I read Sid Meier's Memoir!: A Life in Computer Games.

Here are 5 ideas from the book that might be helpful in your work:

  1. You have to trust your instinct. No one knows if your product will sell Sid wanted to make an epic strategy game about the history of human civilization. Conventional wisdom was that you can't make a strategy game because it wouldn't make any money. Everyone told Sid to stick to the flight simulator games he was already making because they were selling well. Sid decided to trust his instinct instead. Civilization went on to be his most successful game and his life's work.

  2. Creative solutions can unlock new sales Retail stores would not sell Sid's games when he was an unknown developer. Sid's business partner decided to call up the stores, act as a customer, and ask if they had the new game from Sid Meier. They said, "No. Never heard of it." He would call back using a different voice every week for a month. After a month he'd call as Sid's sales rep and ask the store to sell the game. The store would buy the game because so many people called asking for it.

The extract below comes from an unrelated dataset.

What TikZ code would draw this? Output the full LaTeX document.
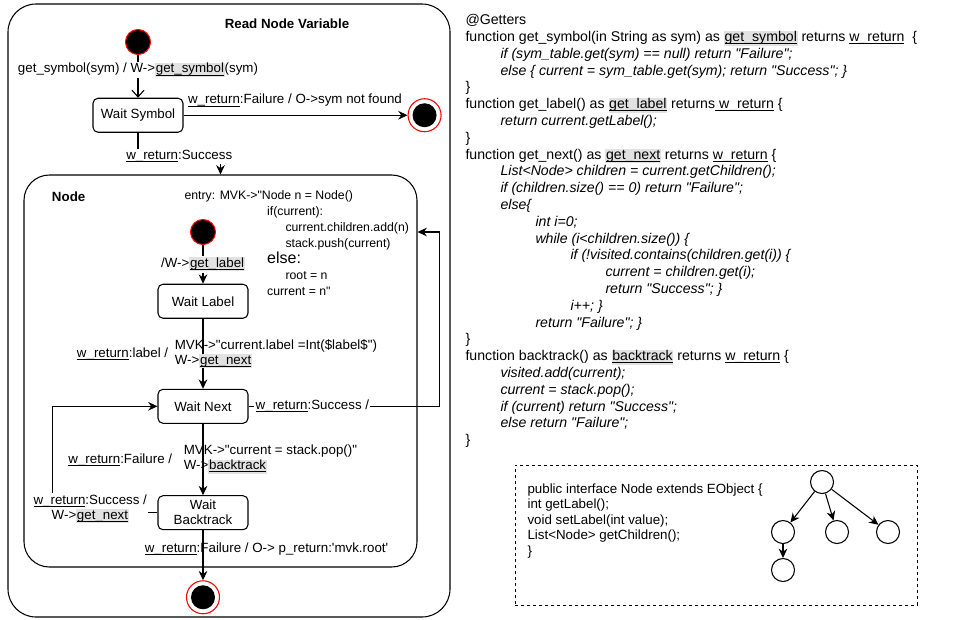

  3. Use your day job as a bridge to entrepreneurship Sid stayed at his job for almost 2 years while building his company. He would make games on nights and weekends. As he sold more games he slowly decreased the amount of hours he worked at his job. He asked them to work 4 days instead of 5 and then 3 days instead of 4. The world is more malleable than you think —most people never ask. Once it was clear that he had enough customers he quit and worked on his games full time.

  4. Find what you love to do and keep pounding away at it forever Sid did not have a grand plan for his career. He made games for fun. Later on he made games for fun and profit. He just liked making games and never saw any reason to stop. The lessons he learned from doing the same thing for multiple decades compounded, and opened up opportunities he could have never predicted. Most people don't get to experience this benefit because they keep switching from company to company.

  5. So many of our wildest dreams have turned out to be laughably conservative that it's hard to write off anything as impossible. This is my favorite idea in the entire book and I think relates to the other 4 ideas. If you pursue what you genuinely love you are less likely to quit. The longer you hold on, the more time can work in your favor. Sid would tell us not to put artificial caps on how big our dreams can get. As James Dyson said, "It looks brilliant at the end because there is such a difference from where you started and where you’ve ended up. There’s such a big leap. So it looks like an act of brilliance. But it wasn’t. It was just hard work."

There are a lot of ideas in the book that are helpful to independent entrepreneurs. Highly recommend reading it.

  1. 2

    Somehow I missed this one. Thanks for the thoughts and it's been added to my reading list!

    1. 1

      No problem. The book was a surprise for me too! Such a great story.